Commissions for Lidberg’s trippy, maximalist dreamscapes aren’t limited to psych-rock album art. Over the past few years, his illustrations and hand-lettering have appeared on magazine covers, limited edition clothing, and snowboards for clients like Nike, Ogilvy & Mather, Intel, the New York Times, Red Bull, and Target, to name a few. And even though he’s repped by an agency in NYC, Lidberg almost always works remotely, giving him the freedom to live wherever he wants.
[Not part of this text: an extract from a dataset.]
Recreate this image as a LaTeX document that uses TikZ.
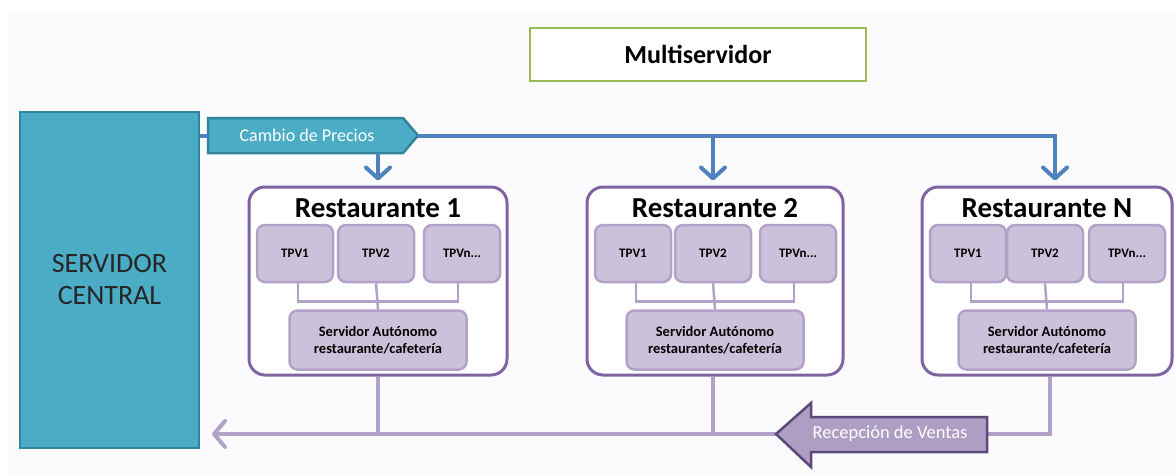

“I’ve been relatively nomadic the last few years,” he says, “but for a long time I was based in Kansas City, Missouri,” where he says there’s a greater interest in fine art than illustration. “It’s a scene with a lot of dedicated and sincere creators making work they believe in. It shares a culture of resourcefulness, hard work, and authenticity. Plus, the cost of living is low and the quality of life is pretty great.”
Nevertheless, Lidberg has recently put down roots in Minneapolis, Minnesota after briefly living in Birmingham, Alabama. He admits, “I’ve stepped back from illustration the last few years to catch my creative breath so to speak, but recently I’ve been working on a handful of projects. It’s a little too early to share, but I’m excited they’ll be out in the world soon.” Until then, I suggest picking up a copy of Zaba on vinyl, turning up the volume, and getting lost in the lush, primordial tropics of Lidberg’s sleeve art.